NYT, By William Grimes
Gerda Lerner, a scholar and author who helped make the study of women and their lives a legitimate subject for historians and spearheaded the creation of the first graduate program in women’s history in the United States, died on Wednesday in Madison, Wis. She was 92.
Her death, at an assisted living facility, was confirmed by Steve J. Stern, a history professor and friend at the University of Wisconsin-Madison, where Ms. Lerner had taught many years.
In the mid-1960s, armed with a doctorate in history from Columbia University and a dissertation on two abolitionist sisters from South Carolina, Ms. Lerner entered an academic world in which women’s history scarcely existed. The number of historians interested in the subject, she told The New York Times in 1973, “could have fit into a telephone booth.”

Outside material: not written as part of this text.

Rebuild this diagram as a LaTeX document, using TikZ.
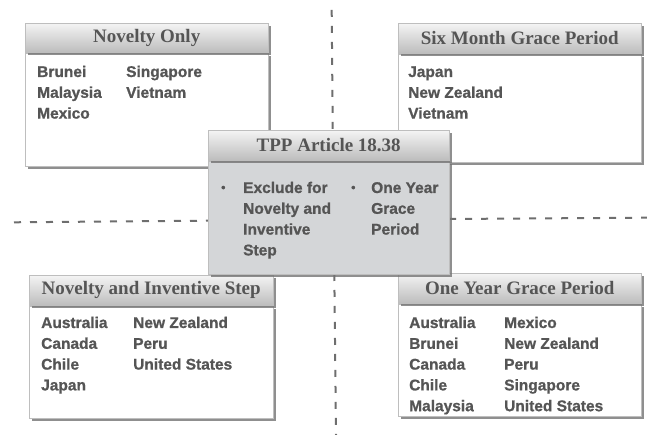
\documentclass[tikz,border=0pt]{standalone}
\usepackage{fontspec}
\setmainfont{Liberation Serif}
\newfontfamily\bodyfont[BoldFeatures={FakeBold=0.9}]{Liberation Sans}
\usetikzlibrary{shadows}
\definecolor{txt}{HTML}{555555}
\definecolor{sepcol}{HTML}{6E6E6E}
\definecolor{edge}{HTML}{BEBEBE}
\definecolor{htop}{HTML}{F4F4F4}
\definecolor{hbot}{HTML}{BDBDBD}
\definecolor{cfill}{HTML}{D4D6D8}
\tikzset{
  sep/.style={draw=sepcol, line width=2pt, dash pattern=on 7pt off 9pt},
  shad/.style={drop shadow={shadow xshift=2.5pt, shadow yshift=-2.5pt, fill=black!55, opacity=0.8}},
  hdr/.style={shad, draw=edge, top color=htop, bottom color=hbot, anchor=north west, inner sep=0pt,
    text=txt, font=\fontsize{19}{22}\selectfont\bfseries},
  bodyb/.style={shad, draw=edge, fill=white, anchor=north west, inner sep=0pt},
  cbody/.style={bodyb, fill=cfill},
  list/.style={anchor=base west, inner sep=0pt, text=txt, font=\bodyfont\bfseries\fontsize{15.5}{20.8}\selectfont},
}
\newcommand\blt{\raisebox{1.5pt}{\fontsize{12}{12}\selectfont\textbullet}}
\begin{document}
\begin{tikzpicture}[x=1pt,y=1pt]
\useasboundingbox (0,0) rectangle (647,435);
% dashed separators
\coordinate (vt1) at (331.7,425);
\coordinate (vt2) at (332.7,305);
\coordinate (hl1) at (14,212.7);
\coordinate (hl2) at (208,214.3);
\coordinate (hr1) at (449,216);
\coordinate (hr2) at (647,217.3);
\coordinate (vb1) at (334.3,161);
\coordinate (vb2) at (336,0);
\draw[sep] (vt1) -- (vt2);
\draw[sep] (hl1) -- (hl2);
\draw[sep] (hr1) -- (hr2);
\draw[sep] (vb1) -- (vb2);

% Novelty Only
\node[bodyb, minimum width=243pt, minimum height=113pt] (noB) at (25,382) {};
\node[hdr, minimum width=243pt, minimum height=29pt] (noH) at (25,412) {Novelty Only};
\node[list] (noL) at (37,358) {\begin{tabular}[t]{@{}p{89pt}@{}l@{}}
Brunei & Singapore\\ Malaysia & Vietnam\\ Mexico & \end{tabular}};

% Six Month Grace Period
\node[bodyb, minimum width=243pt, minimum height=108pt] (smB) at (398,381) {};
\node[hdr, minimum width=243pt, minimum height=30pt] (smH) at (398,412) {Six Month Grace Period};
\node[list] (smL) at (408,358) {\begin{tabular}[t]{@{}l@{}}
Japan\\ New Zealand\\ Vietnam\end{tabular}};

% Novelty and Inventive Step
\node[bodyb, minimum width=244pt, minimum height=112pt] (nisB) at (29,129) {};
\node[hdr, minimum width=244pt, minimum height=30pt] (nisH) at (29,160) {Novelty and Inventive Step};
\node[list] (nisL) at (41,107) {\begin{tabular}[t]{@{}p{92pt}@{}l@{}}
Australia & New Zealand\\ Canada & Peru\\ Chile & United States\\ Japan & \end{tabular}};

% One Year Grace Period
\node[bodyb, minimum width=243pt, minimum height=112pt] (oyB) at (398,131) {};
\node[hdr, minimum width=243pt, minimum height=30pt] (oyH) at (398,162) {One Year Grace Period};
\node[list] (oyL) at (409,107) {\begin{tabular}[t]{@{}p{95pt}@{}l@{}}
Australia & Mexico\\ Brunei & New Zealand\\ Canada & Peru\\ Chile & Singapore\\ Malaysia & United States\end{tabular}};

% TPP Article 18.38
\node[cbody, minimum width=241pt, minimum height=113pt] (tpB) at (208,274) {};
\node[hdr, minimum width=241pt, minimum height=30pt] (tpH) at (208,305) {TPP Article 18.38};
\node[list] (tpL) at (221,242) {\begin{tabular}[t]{@{}p{22pt}@{}p{108pt}@{}p{20pt}@{}l@{}}
\blt & Exclude for & \blt & One Year\\
 & Novelty and & & Grace\\
 & Inventive & & Period\\
 & Step & & \end{tabular}};
\end{tikzpicture}
\end{document}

“In my courses, the teachers told me about a world in which ostensibly one-half the human race is doing everything significant and the other half doesn’t exist,” Ms. Lerner told The Chicago Tribune in 1993. “I asked myself how this checked against my own life experience. ‘This is garbage; this is not the world in which I have lived,’ I said.”
That picture changed rapidly, in large part because of her efforts while teaching at Sarah Lawrence College in the early 1970s. In creating a graduate program there, Ms. Lerner set about trying to establish women’s history as an academic discipline and to raising the status of women in the historical profession. She also began gathering and publishing the primary source material — diaries, letters, speeches and so on — that would allow historians to reconstruct the lives of women.
“She made it happen,” said Alice Kessler-Harris, a history professor at Columbia. “She established women’s history as not just a valid but a central area of scholarship. If you look at any library today, you will see hundreds of books on the subject.”